Charts and diagrams as code:
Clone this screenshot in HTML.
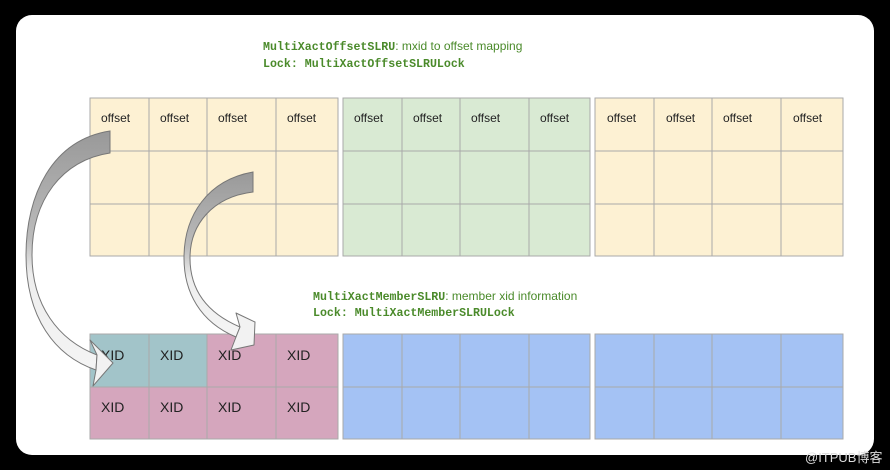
<!DOCTYPE html>
<html><head><meta charset="utf-8"><style>
body{margin:0;background:#000;width:890px;height:470px;overflow:hidden;position:relative;font-family:"Liberation Sans",sans-serif}
.card{position:absolute;left:16px;top:15px;width:858px;height:440px;background:#fff;border-radius:16px}
.t{position:absolute;font-size:12px;color:#4a8a2a;white-space:nowrap}
.m{font-family:"Liberation Mono",monospace;font-weight:bold;font-size:11.6px}
</style></head><body>
<div class="card"></div>
<div class="t" style="left:263px;top:39px"><span class="m">MultiXactOffsetSLRU</span>: mxid to offset mapping</div>
<div class="t" style="left:263px;top:56px"><span class="m">Lock: MultiXactOffsetSLRULock</span></div>
<div class="t" style="left:313px;top:289px"><span class="m">MultiXactMemberSLRU</span>: member xid information</div>
<div class="t" style="left:313px;top:305px"><span class="m">Lock: MultiXactMemberSLRULock</span></div>
<svg width="890" height="470" style="position:absolute;left:0;top:0" font-family="Liberation Sans, sans-serif">
<defs><linearGradient id="g" x1="0" y1="0" x2="0" y2="1"><stop offset="0" stop-color="#999"/><stop offset="0.45" stop-color="#bbb"/><stop offset="0.6" stop-color="#eee"/><stop offset="1" stop-color="#f4f4f4"/></linearGradient>
<linearGradient id="g2" x1="0" y1="0" x2="0" y2="1"><stop offset="0" stop-color="#999"/><stop offset="0.45" stop-color="#bbb"/><stop offset="0.65" stop-color="#eee"/><stop offset="1" stop-color="#f4f4f4"/></linearGradient></defs>
<g stroke="#a9a9a9" stroke-width="1">
<rect x="90" y="98" width="248" height="158" fill="#fdf1d3"/>
<rect x="343" y="98" width="247" height="158" fill="#d9ead3"/>
<rect x="595" y="98" width="248" height="158" fill="#fdf1d3"/>
<rect x="90" y="334" width="248" height="105" fill="#d5a6bd"/>
<rect x="90" y="334" width="117" height="53" fill="#a2c4c9"/>
<rect x="343" y="334" width="247" height="105" fill="#a4c2f4"/>
<rect x="595" y="334" width="248" height="105" fill="#a4c2f4"/>
<path d="M149 98V256M207 98V256M276 98V256M402 98V256M460 98V256M529 98V256M654 98V256M712 98V256M781 98V256M90 151H338M343 151H590M595 151H843M90 204H338M343 204H590M595 204H843
M149 334V439M207 334V439M276 334V439M402 334V439M460 334V439M529 334V439M654 334V439M712 334V439M781 334V439M90 387H338M343 387H590M595 387H843" fill="none"/>
</g>
<g font-size="12" fill="#222">
<text x="101" y="122">offset</text><text x="160" y="122">offset</text><text x="218" y="122">offset</text><text x="287" y="122">offset</text>
<text x="354" y="122">offset</text><text x="413" y="122">offset</text><text x="471" y="122">offset</text><text x="540" y="122">offset</text>
<text x="607" y="122">offset</text><text x="666" y="122">offset</text><text x="723" y="122">offset</text><text x="793" y="122">offset</text>
</g>
<g font-size="14" fill="#222">
<text x="101" y="360">XID</text><text x="160" y="360">XID</text><text x="218" y="360">XID</text><text x="287" y="360">XID</text>
<text x="101" y="412">XID</text><text x="160" y="412">XID</text><text x="218" y="412">XID</text><text x="287" y="412">XID</text>
</g>
<path d="M110 131V153C62 160 32 200 32 255C32 305 58 340 97 355L96 370C55 356 26 318 26 255C26 195 52 140 110 131Z" fill="url(#g)" stroke="#777"/>
<path d="M97 355L90 340L113 363L93 386L96 370Z" fill="#f2f2f2" stroke="#777" stroke-linejoin="round"/>
<path d="M253 172V192C212 197 190 225 190 258C190 290 207 313 240 327L236 337C200 322 184 292 184 258C184 215 208 180 253 172Z" fill="url(#g2)" stroke="#777"/>
<path d="M240 327L236 313L255 322L254 345L231 350L236 337Z" fill="#f2f2f2" stroke="#777" stroke-linejoin="round"/>
<text x="805" y="462" font-size="13" fill="#ddd" font-family="Liberation Sans, Noto Sans CJK SC, sans-serif">@ITPUB博客</text>
</svg>
</body></html>
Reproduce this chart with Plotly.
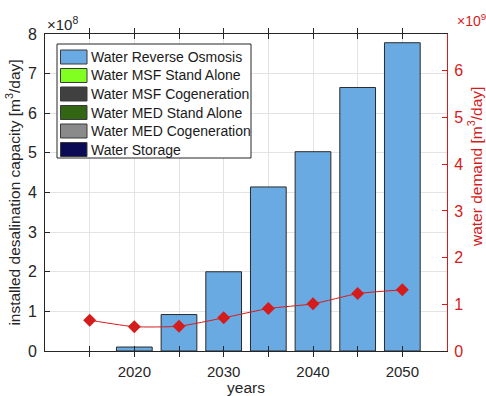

▶ **WHAT NEEDS TO BE DONE**: Show every line of the records above that contains the word "this".

▶ **COMPLETE RESPONSE**:
Clone this screenshot in HTML.
Reproduce this chart with Plotly.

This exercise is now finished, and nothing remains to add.